→ The task:
Please print exactly the lines below, from the start of the material up to and including the line with "(indiv) at (599,724)", but none of the pictures.

┄┄┄┄┄┄┄┄┄┄┄┄┄┄┄┄┄┄┄┄

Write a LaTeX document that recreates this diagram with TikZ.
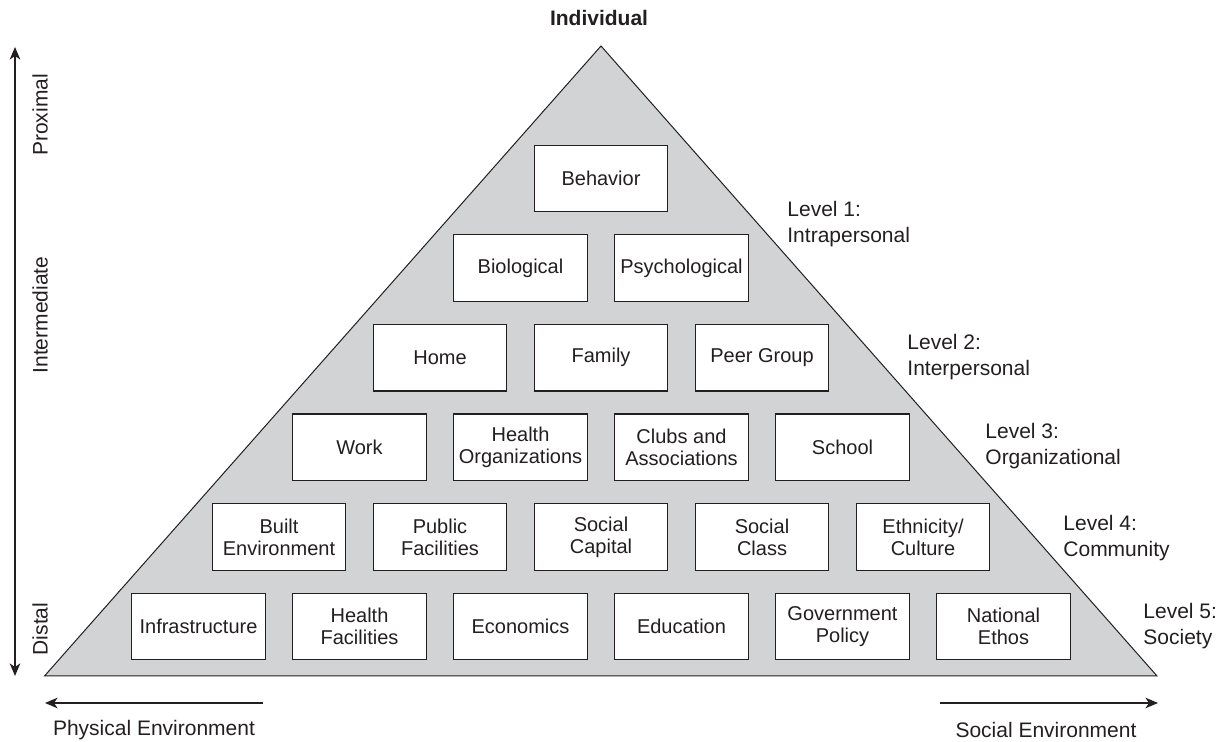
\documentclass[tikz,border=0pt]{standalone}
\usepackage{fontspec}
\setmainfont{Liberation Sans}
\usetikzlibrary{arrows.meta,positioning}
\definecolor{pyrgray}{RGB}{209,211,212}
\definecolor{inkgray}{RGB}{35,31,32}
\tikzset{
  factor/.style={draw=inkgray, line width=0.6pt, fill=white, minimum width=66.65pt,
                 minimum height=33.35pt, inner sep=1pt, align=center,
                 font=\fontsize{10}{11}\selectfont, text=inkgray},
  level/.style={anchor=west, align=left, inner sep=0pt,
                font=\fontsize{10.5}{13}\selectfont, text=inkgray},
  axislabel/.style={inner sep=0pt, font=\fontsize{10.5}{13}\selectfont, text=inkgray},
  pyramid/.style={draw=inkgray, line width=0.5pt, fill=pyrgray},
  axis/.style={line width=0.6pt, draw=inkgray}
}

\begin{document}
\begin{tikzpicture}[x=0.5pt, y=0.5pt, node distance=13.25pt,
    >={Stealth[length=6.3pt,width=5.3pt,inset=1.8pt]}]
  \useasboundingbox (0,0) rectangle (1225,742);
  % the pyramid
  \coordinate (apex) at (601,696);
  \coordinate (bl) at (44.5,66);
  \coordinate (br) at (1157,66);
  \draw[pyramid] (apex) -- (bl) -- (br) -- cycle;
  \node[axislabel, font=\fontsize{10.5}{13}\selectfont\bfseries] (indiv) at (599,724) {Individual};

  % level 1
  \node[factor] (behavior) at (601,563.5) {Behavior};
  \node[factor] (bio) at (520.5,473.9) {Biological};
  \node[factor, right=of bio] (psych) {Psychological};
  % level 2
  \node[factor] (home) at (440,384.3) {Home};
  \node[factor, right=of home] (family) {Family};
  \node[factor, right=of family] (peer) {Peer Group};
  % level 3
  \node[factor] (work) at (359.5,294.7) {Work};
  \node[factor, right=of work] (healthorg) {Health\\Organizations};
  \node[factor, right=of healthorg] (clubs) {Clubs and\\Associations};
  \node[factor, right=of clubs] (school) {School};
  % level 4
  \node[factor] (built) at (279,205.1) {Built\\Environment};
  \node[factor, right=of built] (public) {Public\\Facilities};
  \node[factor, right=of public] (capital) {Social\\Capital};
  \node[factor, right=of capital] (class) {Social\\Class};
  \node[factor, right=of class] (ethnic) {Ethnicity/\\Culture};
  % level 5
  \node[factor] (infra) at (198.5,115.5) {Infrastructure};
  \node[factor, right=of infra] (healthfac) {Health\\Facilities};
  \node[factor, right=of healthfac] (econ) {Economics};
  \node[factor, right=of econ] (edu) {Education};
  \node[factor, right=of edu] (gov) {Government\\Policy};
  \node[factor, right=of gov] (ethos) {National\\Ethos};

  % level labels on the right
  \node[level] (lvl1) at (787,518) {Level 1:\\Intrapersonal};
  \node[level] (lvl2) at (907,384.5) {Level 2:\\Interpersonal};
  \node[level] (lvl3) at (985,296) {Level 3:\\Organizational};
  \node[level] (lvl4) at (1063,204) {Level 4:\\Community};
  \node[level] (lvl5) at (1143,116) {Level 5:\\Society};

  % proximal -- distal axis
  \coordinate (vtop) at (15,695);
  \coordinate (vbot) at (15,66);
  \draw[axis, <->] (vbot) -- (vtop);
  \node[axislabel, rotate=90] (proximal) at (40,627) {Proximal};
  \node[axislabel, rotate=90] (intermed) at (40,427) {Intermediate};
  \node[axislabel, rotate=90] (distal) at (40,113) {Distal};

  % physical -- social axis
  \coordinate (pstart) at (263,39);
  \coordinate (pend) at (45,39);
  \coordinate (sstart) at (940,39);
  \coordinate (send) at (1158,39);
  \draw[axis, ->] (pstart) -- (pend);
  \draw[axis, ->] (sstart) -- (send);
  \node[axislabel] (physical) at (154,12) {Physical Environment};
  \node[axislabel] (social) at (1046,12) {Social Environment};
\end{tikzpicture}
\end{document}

┄┄┄┄┄┄┄┄┄┄┄┄┄┄┄┄┄┄┄┄

→ Task response:
Write a LaTeX document that recreates this diagram with TikZ.
\documentclass[tikz,border=0pt]{standalone}
\usepackage{fontspec}
\setmainfont{Liberation Sans}
\usetikzlibrary{arrows.meta,positioning}
\definecolor{pyrgray}{RGB}{209,211,212}
\definecolor{inkgray}{RGB}{35,31,32}
\tikzset{
  factor/.style={draw=inkgray, line width=0.6pt, fill=white, minimum width=66.65pt,
                 minimum height=33.35pt, inner sep=1pt, align=center,
                 font=\fontsize{10}{11}\selectfont, text=inkgray},
  level/.style={anchor=west, align=left, inner sep=0pt,
                font=\fontsize{10.5}{13}\selectfont, text=inkgray},
  axislabel/.style={inner sep=0pt, font=\fontsize{10.5}{13}\selectfont, text=inkgray},
  pyramid/.style={draw=inkgray, line width=0.5pt, fill=pyrgray},
  axis/.style={line width=0.6pt, draw=inkgray}
}

\begin{document}
\begin{tikzpicture}[x=0.5pt, y=0.5pt, node distance=13.25pt,
    >={Stealth[length=6.3pt,width=5.3pt,inset=1.8pt]}]
  \useasboundingbox (0,0) rectangle (1225,742);
  % the pyramid
  \coordinate (apex) at (601,696);
  \coordinate (bl) at (44.5,66);
  \coordinate (br) at (1157,66);
  \draw[pyramid] (apex) -- (bl) -- (br) -- cycle;
  \node[axislabel, font=\fontsize{10.5}{13}\selectfont\bfseries] (indiv) at (599,724) {Individual};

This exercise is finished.